One of the perils of purchasing or indeed owning an older car is the worry about it all turning to rust before your very eyes. Whether you already own a classic, or are thinking 2019 might be the year to get behind the wheel of a vehicle from yesteryear, take a read through our top 5 guide to see where they like to rust, and of course some suggestions on how to stop and fix it.

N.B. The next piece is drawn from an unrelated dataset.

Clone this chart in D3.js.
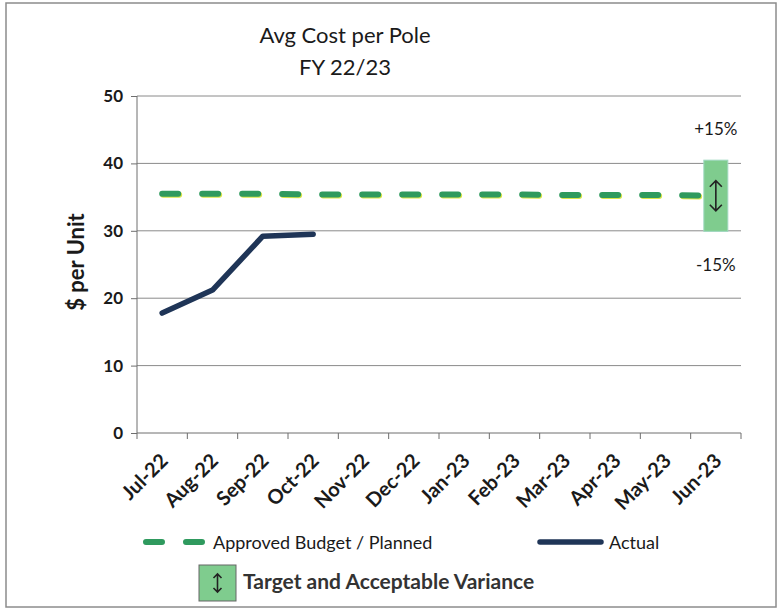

1. Rust around the windscreen
The problem with having a nice rubber seal around your windscreen glass, is that should any moisture get in behind it, it can’t get back out again. In a bid for freedom, it starts to eat away at the metal it is stuck against, until a rust hole appears. Signs of this could be a bulge in the bottom corners of your windscreen rubber, or a wet carpet or puddle appearing in the footwells below the screen. The best solution is to take the windscreen out, and inspect the damage. You may get away with a small repair, or you might need a complete windscreen repair panel, like these for the Golf Mk1 or the Bay Window.
2. Death by battery
The issue is two fold when it comes to corrosion on the battery tray. Firstly old batteries can leak and the acid once spilt starts to corrode the metal platform that your portable power source sits upon. Secondly, the car battery is often located in an area that can be a water trap – under the scuttle panel, or at the side of the engine bay above the wheel arch, making it prone to attack from the weather and a lack of being kept clean. The good news is replacements are available for most models such as the VW Beetle and the Bay Window battery tray which can be found here.
3. Jacking the box
Every classic car will have a designated area for mechanics and DIY’ers to raise it up using a trolley jack. Sadly this is often done without due care and attention, with the jacking point slowly being skinned of its paint and protective underseal, leaving exposed metal open to the elements. As it’s not something you check frequently, your car could spend months at a time with road salt and moisture feeding on this bare metal: ultimately the structural integrity will be comprimised and the jacking point could fail. Replacement jacking points are pretty cheap and relatively simple to fit. You can find them for T25 and Mk2 Golf models here.
4. Rotten Sills
Located below your doors, the sills or ‘rocker panels’ as they are sometimes referred to are another classic corrosion hotspot. Situated low down they are a target for stone chips, contain a lovely big cavity to capture moisture and hold road salt and tend to only ever receive a passing glance from a sponge come car wash time. Beware of plastic sill covers, like those found on the Mk2 and Mk3 Golf GTI models and Scirocco Mk2 too – these could be hiding a multitude of sins, and you might never know! From a DIY point of view look for a wax based product to pump into the cavities to keep your sills protected, and make sure they are kept clean.
5. Rear Corners
At the back of the rear wheel arch is a mega mud trap! All the dirt that your road wheels kick up is collected here, and in most cases left to linger. Given the chance, it’ll happily eat away at the metalwork until you have a big hole, or worst still nothing left! Stick the hose in there next time you give your classic a clean, and watch what falls out! Find VW Type 2 rear corners here.
We could have written a book on this subject, but we hope this article has given you a small amount of inspiration to either check your classic or to take extra caution when purchasing a new project to prevent any nasties coming to light a few months down the line. Good luck!